--- Begin ---

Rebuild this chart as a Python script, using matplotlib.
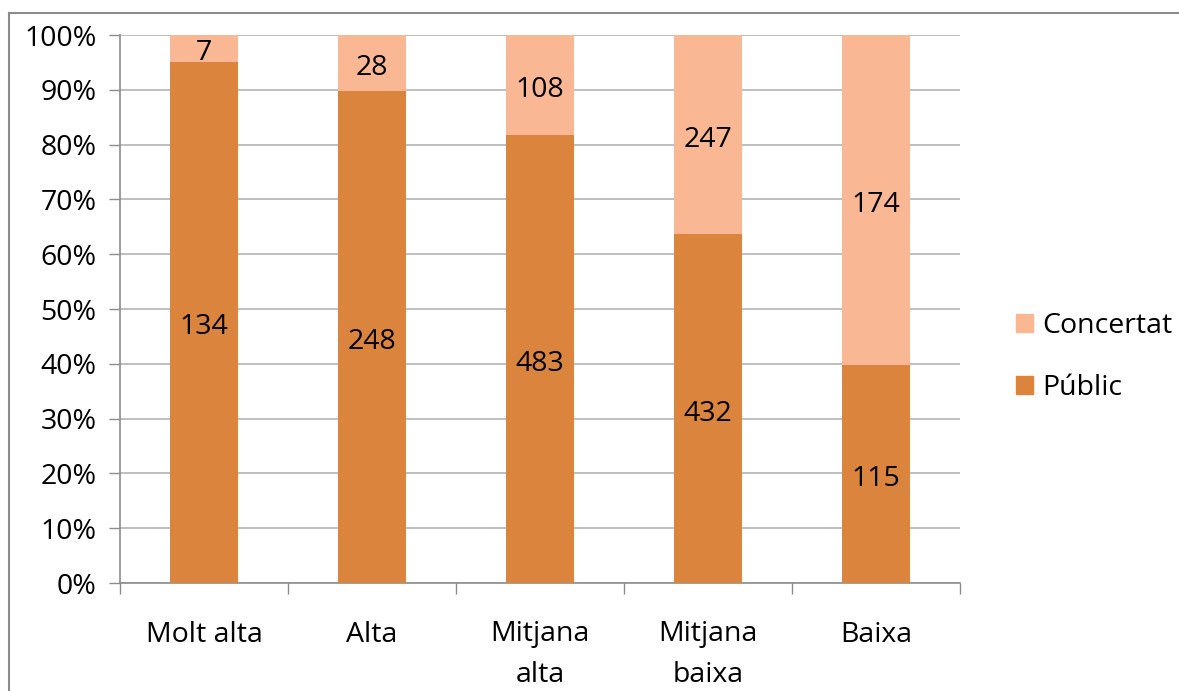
import matplotlib
matplotlib.use("Agg")
import matplotlib.pyplot as plt
import matplotlib.transforms as mtransforms
import numpy as np
from matplotlib.lines import Line2D
from matplotlib.patches import Patch

categories = ["Molt alta", "Alta", "Mitjana\nalta", "Mitjana\nbaixa", "Baixa"]
public = [134, 248, 483, 432, 115]
concertat = [7, 28, 108, 247, 174]
ytick_labels = ["0%", "10%", "20%", "30%", "40%", "50%", "60%", "70%", "80%", "90%", "100%"]

c_pub = "#DB843D"
c_con = "#F9B794"
grid_c = "#B3B3B3"
axis_c = "#8C8C8C"

plt.rcParams['font.family'] = ['Open Sans', 'DejaVu Sans']
fs = 20.5

fig = plt.figure(figsize=(11.79, 6.91), dpi=100)
ax = fig.add_axes([120/1179, 1-583/691, 840/1179, 548/691])

pub = np.array(public, float)
con = np.array(concertat, float)
tot = pub + con
pp = pub / tot * 100
cp = con / tot * 100
x = np.arange(len(categories))
w = 0.405
ax.bar(x, pp, w, color=c_pub, zorder=3, label="Públic")
ax.bar(x, cp, w, bottom=pp, color=c_con, zorder=3, label="Concertat")
lab_tr = ax.transData + mtransforms.ScaledTranslation(0, -3.5/72, fig.dpi_scale_trans)
for i in range(len(x)):
    ax.text(x[i], pp[i]/2, str(public[i]), ha="center", va="center", fontsize=fs, zorder=4, transform=lab_tr)
    ax.text(x[i], pp[i] + cp[i]/2, str(concertat[i]), ha="center", va="center", fontsize=fs, zorder=4, transform=lab_tr)

ax.set_xlim(-0.5, len(x)-0.5)
ax.set_ylim(0, 100)
ax.set_yticks(np.arange(0, 101, 10))
ax.set_yticklabels(ytick_labels, fontsize=fs)
ax.yaxis.grid(True, color=grid_c, linewidth=1.2, zorder=0)
ax.set_axisbelow(True)
ax.tick_params(axis="y", length=8, width=1, color=axis_c, pad=9)

ax.set_xticks(x)
ax.set_xticklabels(categories, fontsize=fs, linespacing=1.6, va="top")
ax.tick_params(axis="x", which="major", length=0, pad=27)
ax.set_xticks(np.arange(-0.5, len(x), 1), minor=True)
ax.tick_params(axis="x", which="minor", length=8, width=1, color=axis_c)

for s in ["top", "right"]:
    ax.spines[s].set_visible(False)
for s in ["left", "bottom"]:
    ax.spines[s].set_color(axis_c)
    ax.spines[s].set_linewidth(1.2)

handles = [Patch(color=c_con), Patch(color=c_pub)]
fig.legend(handles, ["Concertat", "Públic"], loc="center left",
           bbox_to_anchor=(990/1179, 1-357/691), frameon=False, fontsize=fs,
           handlelength=0.6, handleheight=0.6, handletextpad=0.35, labelspacing=1.2)

# outer border
fig.add_artist(Line2D([9/1179, 9/1179], [0, 1-13/691], color="#8C8C8C", lw=1.5, transform=fig.transFigure))
fig.add_artist(Line2D([9/1179, 1], [1-13/691, 1-13/691], color="#8C8C8C", lw=1.5, transform=fig.transFigure))

fig.savefig("out.png", dpi=100)
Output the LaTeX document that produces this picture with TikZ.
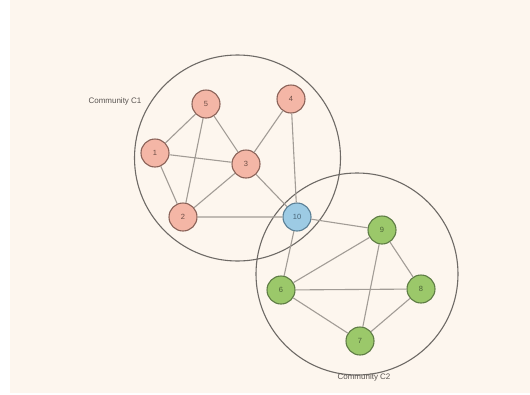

--- End ---

Pick every line with "this" in it and copy it.

*SOLVED PROBLEM*
Rebuild this chart as a Python script, using matplotlib.
Output the LaTeX document that produces this picture with TikZ.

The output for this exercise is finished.